The skew determination circuit 255 is an example of a skew determination module, and has a function similar to the skew determination module 155. The skew determination circuit 255 receives the fifth medium signal from the fifth sensor 120, the line image from the imaging device 121, and determines whether or not the skew of the medium has occurred, based on each received information, and stores the skew flag in the storage device 140.

The abnormality determination circuit 256 is an example of the abnormality determination module and has a function similar to the abnormality determination module 156. The abnormality determination circuit 256 reads the floating flag, the multi-feed flag, and the skew flag from the storage device 140, and determines whether or not the conveyance abnormality of the medium has occurred based on the read flags, and stores the determination result in the storage device 140.

As described in detail above, the medium conveying apparatus can more accurately determine whether or not the conveyance abnormality of the medium has occurred even when using the processing circuit 250.

According to the embodiment, the medium conveying apparatus, the method, and the program can more accurately determine whether or not a medium conveyance abnormality has occurred.

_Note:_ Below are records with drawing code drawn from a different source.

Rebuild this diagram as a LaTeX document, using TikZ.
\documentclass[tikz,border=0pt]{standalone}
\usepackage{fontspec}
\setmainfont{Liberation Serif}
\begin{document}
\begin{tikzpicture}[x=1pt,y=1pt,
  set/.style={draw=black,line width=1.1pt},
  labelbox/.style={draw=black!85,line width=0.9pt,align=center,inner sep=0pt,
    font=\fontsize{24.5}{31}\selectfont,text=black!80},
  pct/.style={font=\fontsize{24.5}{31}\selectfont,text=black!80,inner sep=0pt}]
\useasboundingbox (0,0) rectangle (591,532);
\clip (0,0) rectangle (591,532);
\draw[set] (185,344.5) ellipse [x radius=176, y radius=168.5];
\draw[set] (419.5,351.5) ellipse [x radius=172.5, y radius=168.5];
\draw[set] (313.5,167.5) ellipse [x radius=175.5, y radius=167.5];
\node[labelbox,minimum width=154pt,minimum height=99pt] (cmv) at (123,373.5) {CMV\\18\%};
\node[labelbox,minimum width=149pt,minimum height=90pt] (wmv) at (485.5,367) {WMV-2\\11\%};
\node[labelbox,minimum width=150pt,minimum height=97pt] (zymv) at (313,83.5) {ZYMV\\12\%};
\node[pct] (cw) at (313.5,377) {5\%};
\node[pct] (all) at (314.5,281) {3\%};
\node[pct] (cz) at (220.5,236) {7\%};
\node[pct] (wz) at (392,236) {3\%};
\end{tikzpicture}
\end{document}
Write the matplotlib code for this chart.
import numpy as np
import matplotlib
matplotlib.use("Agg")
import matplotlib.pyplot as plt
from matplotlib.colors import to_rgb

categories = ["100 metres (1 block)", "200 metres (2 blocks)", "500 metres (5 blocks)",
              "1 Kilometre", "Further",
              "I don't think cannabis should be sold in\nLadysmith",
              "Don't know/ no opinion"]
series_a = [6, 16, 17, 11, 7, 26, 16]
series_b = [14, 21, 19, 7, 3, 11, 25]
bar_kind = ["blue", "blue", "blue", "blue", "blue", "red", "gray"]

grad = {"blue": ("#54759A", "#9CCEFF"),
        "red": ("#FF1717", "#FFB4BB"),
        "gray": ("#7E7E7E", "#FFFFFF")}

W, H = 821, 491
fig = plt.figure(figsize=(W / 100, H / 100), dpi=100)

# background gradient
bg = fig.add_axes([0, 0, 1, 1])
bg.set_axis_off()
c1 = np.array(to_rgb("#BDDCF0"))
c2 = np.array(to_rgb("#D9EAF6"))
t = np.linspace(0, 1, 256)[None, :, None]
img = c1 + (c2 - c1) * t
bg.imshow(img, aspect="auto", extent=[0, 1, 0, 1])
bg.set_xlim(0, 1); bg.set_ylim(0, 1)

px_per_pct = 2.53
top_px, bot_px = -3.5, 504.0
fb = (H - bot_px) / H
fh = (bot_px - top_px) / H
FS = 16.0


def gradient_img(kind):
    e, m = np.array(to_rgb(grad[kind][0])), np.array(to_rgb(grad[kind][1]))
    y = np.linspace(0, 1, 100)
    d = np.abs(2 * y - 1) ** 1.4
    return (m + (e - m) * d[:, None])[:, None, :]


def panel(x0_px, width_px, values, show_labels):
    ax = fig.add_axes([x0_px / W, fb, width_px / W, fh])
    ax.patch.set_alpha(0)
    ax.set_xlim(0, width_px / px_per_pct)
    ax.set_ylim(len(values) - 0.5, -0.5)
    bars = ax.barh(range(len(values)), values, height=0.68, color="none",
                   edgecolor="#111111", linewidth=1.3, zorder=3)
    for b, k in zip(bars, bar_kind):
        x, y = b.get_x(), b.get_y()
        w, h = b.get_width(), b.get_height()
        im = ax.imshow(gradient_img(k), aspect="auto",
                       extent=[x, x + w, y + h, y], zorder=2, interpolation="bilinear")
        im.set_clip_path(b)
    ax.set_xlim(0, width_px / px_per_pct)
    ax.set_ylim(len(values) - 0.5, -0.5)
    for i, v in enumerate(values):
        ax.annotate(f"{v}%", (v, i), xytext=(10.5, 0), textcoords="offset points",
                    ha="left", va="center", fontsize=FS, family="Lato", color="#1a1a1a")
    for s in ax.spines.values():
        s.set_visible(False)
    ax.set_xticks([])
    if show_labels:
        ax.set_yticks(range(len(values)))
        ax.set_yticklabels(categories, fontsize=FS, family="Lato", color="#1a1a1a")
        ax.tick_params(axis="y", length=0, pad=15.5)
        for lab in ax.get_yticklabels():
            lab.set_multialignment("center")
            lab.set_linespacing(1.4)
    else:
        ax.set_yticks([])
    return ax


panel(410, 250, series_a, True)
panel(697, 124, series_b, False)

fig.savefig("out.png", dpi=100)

All examples and conditional language recited herein are intended for pedagogical purposes to aid the reader in understanding the invention and the concepts contributed by the inventor to furthering the art, and are to be construed as being without limitation to such specifically recited examples and conditions, nor does the organization of such examples in the specification relate to a showing of the superiority and inferiority of the invention. Although the embodiment(s) of the present inventions have been described in detail, it should be understood that the various changes, substitutions, and alterations could be made hereto without departing from the spirit and scope of the invention.